|Modal properties: are properties that are not attributed actually to an object, but are attributed in a possible world. A modal property is e.g. the property of being happier under other circumstances. The question is whether an object in the actual world must have a certain quality in order to have different properties in another world. See also modal logic, modal realism, possible worlds, centered worlds, contingency, possibility, necessity, properties, extensionality.|
Books on Amazon
Sum/mereology/Simons: assuming, we think of any portions of space-time as evidenced by any sums. - Then there is the question whether the relevant predicates are cumulative. - Definition cumulative predicate: if a sum exists, then the predicate which applies to it also applies to the whole, too. - (Whole unequal sum). - E.g. mass Termini can form any sums. - Non-cumulative: E.g. "is a human being" - The sum can occupy the same space-time as the corresponding individual, without being identical with it.

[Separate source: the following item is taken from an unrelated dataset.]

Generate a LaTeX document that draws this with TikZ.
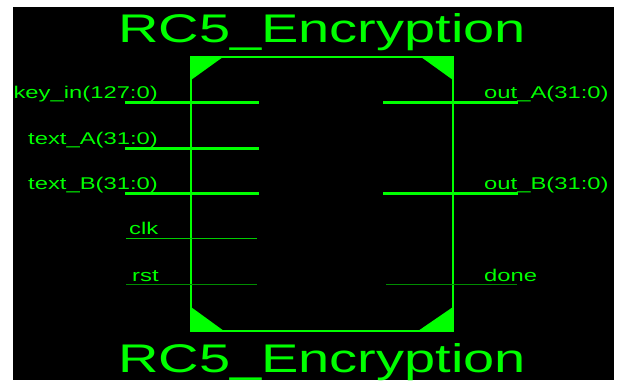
\documentclass[tikz,border=0pt]{standalone}
\usepackage{fontspec}
\newfontfamily\pinfont[FakeStretch=1.4]{Liberation Sans}
\definecolor{sym}{RGB}{0,255,0}
\definecolor{symdim}{RGB}{0,140,0}
\begin{document}
\begin{tikzpicture}[x=1pt,y=-1pt,
  bus/.style={sym,line width=3pt},
  wire/.style={sym!80!black,line width=1pt},
  lbl/.style={sym,inner sep=0pt,font=\pinfont\fontsize{17}{17}\selectfont},
  ttl/.style={sym,inner sep=0pt,anchor=base west,font=\pinfont\fontsize{40}{40}\selectfont}]
\useasboundingbox (0,0) rectangle (617,380);
\fill[white] (0,0) rectangle (617,380);
\fill[black] (13,7) rectangle (614,380);
% titles
\node[ttl] (ttop) at (118,42) {RC5\_Encryption};
\node[ttl] (tbot) at (118,372) {RC5\_Encryption};
% symbol body
\coordinate (nw) at (191,57);
\coordinate (se) at (453,331);
\draw[sym,line width=1.3pt] (nw) rectangle (se);
\fill[sym] (nw) -- ++(32,0) -- ++(-32,23) -- cycle;
\fill[sym] (nw -| se) -- ++(-32,0) -- ++(32,23) -- cycle;
\fill[sym] (nw |- se) -- ++(33,0) -- ++(-33,-24) -- cycle;
\fill[sym] (se) -- ++(-35,0) -- ++(35,-24) -- cycle;
% inputs
\foreach \y/\txt in {102/{key\_in(127:0)},148/{text\_A(31:0)},193/{text\_B(31:0)}}{
  \coordinate (in\y) at (125,\y);
  \draw[bus] (in\y) -- ++(134,0);
  \node[lbl,anchor=base east] (lin\y) at (158,\y-4) {\txt};
}
\coordinate (clk) at (126,238);
\draw[wire] (clk) -- ++(131,0);
\node[lbl,anchor=base west] (lclk) at (129,234) {clk};
\coordinate (rst) at (126,284);
\draw[wire,symdim] (rst) -- ++(131,0);
\node[lbl,anchor=base west] (lrst) at (132,281) {rst};
% outputs
\foreach \y/\txt in {102/{out\_A(31:0)},193/{out\_B(31:0)}}{
  \coordinate (out\y) at (383,\y);
  \draw[bus] (out\y) -- ++(135,0);
  \node[lbl,anchor=base west] (lout\y) at (484,\y-4) {\txt};
}
\coordinate (done) at (386,284);
\draw[wire,symdim] (done) -- ++(131,0);
\node[lbl,anchor=base west] (ldone) at (484,281) {done};
\end{tikzpicture}
\end{document}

Sum/mereology: only exists because its parts exist. - ((S) So holistically an individual who exists only because other individuals exist.)
E.g. Tibbles/Wiggins: Thesis: the cat Tibbles is not identical with the sum Tib + Tail. Despite the permanent coincidence, because only Tibbles and not the sum has the modal property to continue to exist, if the tail gets lost.
Sum/identity conditions/Simons: sums have no autonomous identity conditions. - E.g. sum Tib + Tail is not identical with cat Tibbles, although it never loses its tail. - Modal property of the "could-get-lost" is critical - non-identity despite coincidence.
Sum/mereology/Simons: there are even sums across the categories (mixed-categorical sums): E.g. a body and the events that happened to him. - ((S) life story.)
Sum/mereology/Simons: here the structure does not matter.